I’m making this recipe today but have a question. Do you need 1 cup of chicken broth for the 1 chicken cube plus a 1/2 cup of water as well? Or just 1/2 cup of chicken broth (1 cube + 1 cup of water makes 1 cup of broth)? Please let me know ASAP, thanks!!
Just the chicken broth. It’s either 1 or the other.
How many would you say that this served? I am cooking for 10 adults
I would double it for that amount of people.
Are the Aldi boullion cubes really gluten free? Most aren’t, and I’m just curious.
Hello Lauren. I am ready to put this together – I’ve got my chicken in the pot, however, I bought 3 chicken breasts as you suggest but it turned out to be 3.5 lbs. How do you recommend I increase the spices? Double? Triple? Let me know as soon as you can – otherwise I’ll have to wing it. Thanks!
I made this last night and used a 3 lb bag of frozen chicken breasts, and doubled all the other ingredients. Turned out great!
Hi Lauren, made this a couple weeks ago in the crock pot and it was excellent. Any suggestions on timing for doing it in the Instant Pot?
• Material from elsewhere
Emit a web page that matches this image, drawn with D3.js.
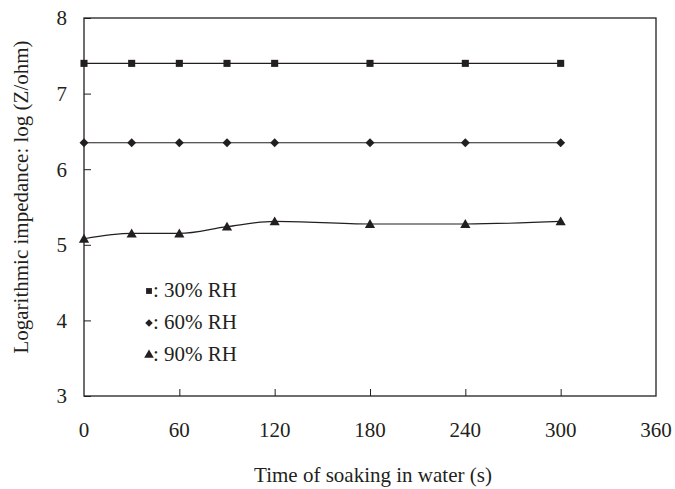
<!DOCTYPE html>
<html><head><meta charset="utf-8">
<script src="https://cdn.jsdelivr.net/npm/d3@7"></script>
<style>body{margin:0;background:#fff}svg{display:block}</style>
</head><body>
<script>
const times = [0, 30, 60, 90, 120, 180, 240, 300];
const rh30 = [7.40, 7.40, 7.40, 7.40, 7.40, 7.40, 7.40, 7.40];
const rh60 = [6.35, 6.35, 6.35, 6.35, 6.35, 6.35, 6.35, 6.35];
const rh90 = [5.08, 5.15, 5.15, 5.24, 5.31, 5.275, 5.275, 5.31];
const xTicks = [0, 60, 120, 180, 240, 300, 360];
const yTicks = [3, 4, 5, 6, 7, 8];
const seriesNames = [": 30% RH", ": 60% RH", " : 90% RH"];

const W = 675, H = 489;
const FONT = "'Liberation Serif', 'Times New Roman', Times, 'DejaVu Serif', serif";
const m = {l: 84, r: 19, t: 18, b: 93};
const svg = d3.select("body").append("svg").attr("width", W).attr("height", H)
  .attr("font-family", FONT);
const x = d3.scaleLinear().domain([0, 360]).range([m.l, W - m.r]);
const y = d3.scaleLinear().domain([3, 8]).range([H - m.b, m.t]);
const ink = "#231f20";
const T = sel => sel.attr("font-family", FONT).attr("fill", ink).attr("font-size", 21);

// frame
svg.append("rect").attr("x", x(0)).attr("y", y(8)).attr("width", x(360) - x(0)).attr("height", y(3) - y(8))
  .attr("fill", "none").attr("stroke", ink).attr("stroke-width", 1.3);

// y axis
const ya = svg.append("g").attr("transform", `translate(${x(0)},0)`)
  .call(d3.axisRight(y).tickValues(yTicks).tickSize(7).tickFormat(""));
ya.select(".domain").remove();
ya.selectAll("line").attr("stroke", ink);
svg.append("g").selectAll("text").data(yTicks).join("text")
  .attr("x", 67).attr("y", d => y(d)).attr("dy", "0.35em").attr("text-anchor", "end")
  .call(T).text(d => d);

// x axis
const xa = svg.append("g").attr("transform", `translate(0,${y(3)})`)
  .call(d3.axisTop(x).tickValues(xTicks.filter(d => d > 0 && d < 360)).tickSize(7).tickFormat(""));
xa.select(".domain").remove();
xa.selectAll("line").attr("stroke", ink);
svg.append("g").selectAll("text").data(xTicks).join("text")
  .attr("x", d => x(d)).attr("y", 437).attr("text-anchor", "middle")
  .call(T).text(d => d);

// titles
svg.append("text").attr("x", (x(0) + x(360)) / 2 + 3).attr("y", 482).attr("text-anchor", "middle")
  .call(T).text("Time of soaking in water (s)");
svg.append("text").attr("transform", `translate(28,${(y(3) + y(8)) / 2 - 10}) rotate(-90)`)
  .attr("text-anchor", "middle").call(T).text("Logarithmic impedance: log (Z/ohm)");

// symbols
const diamond = {draw(ctx, size) { const r = Math.sqrt(size / 2); ctx.moveTo(0, -r); ctx.lineTo(r, 0); ctx.lineTo(0, r); ctx.lineTo(-r, 0); ctx.closePath(); }};
const symbols = [d3.symbolSquare, diamond, d3.symbolTriangle];
const sizes = [50, 40, 45];
const data = [rh30, rh60, rh90];
const line = d3.line().x(d => x(d[0])).y(d => y(d[1])).curve(d3.curveMonotoneX);
data.forEach((vals, i) => {
  const pts = times.map((t, j) => [t, vals[j]]);
  svg.append("path").datum(pts).attr("d", line).attr("fill", "none").attr("stroke", ink).attr("stroke-width", 1.2);
  svg.append("g").selectAll("path").data(pts).join("path")
    .attr("transform", d => `translate(${x(d[0])},${y(d[1]) + (i === 2 ? 1 : 0)})`)
    .attr("d", d3.symbol(symbols[i], sizes[i])).attr("fill", ink);
});

// legend
const legY = [297, 329, 361];
seriesNames.forEach((s, i) => {
  svg.append("path").attr("transform", `translate(149,${legY[i] - 6})`)
    .attr("d", d3.symbol(symbols[i], [34, 28, 40][i])).attr("fill", ink);
  svg.append("text").attr("x", 153).attr("y", legY[i]).call(T).text(s);
});
</script>
</body></html>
I purchased frozen seasoned chicken, small cubes. How do I make the chicken tacos
Would this be mild or spicy? My kids don’t love when it’s too spicy. Thanks! Can’t wair to try!
I’m trying to figure out if Aldi’s Pueblo Lindo White Corn Tortillas are gluten free. Can any one help?
I made these for a party i’m Having and they don’t taste good. They taste like chili powder. Very disappointed!! Disgusting. I don’t know what people are talking about if they say they are good unless they are friends of the person with the blog.
Any idea how to convert this to using an instapot? We live this recipe and recently bought an instapot. Kids want it for dinner. Many thanks
I’m wondering the same thing!!
Hello Lauren, I doubled the recipe and there was too much liquid so that there ended up being no flavoring on the chicken. I used 6 chicken breasts so I doubled the ingredients. any recommendations? I would like to try them again. thanks.
Hi Lauren! I’m wondering if there’s a way to convert this to
Instapot using frozen chicken breasts? Or is my best bet to microwave thaw and throw them in the crockpot?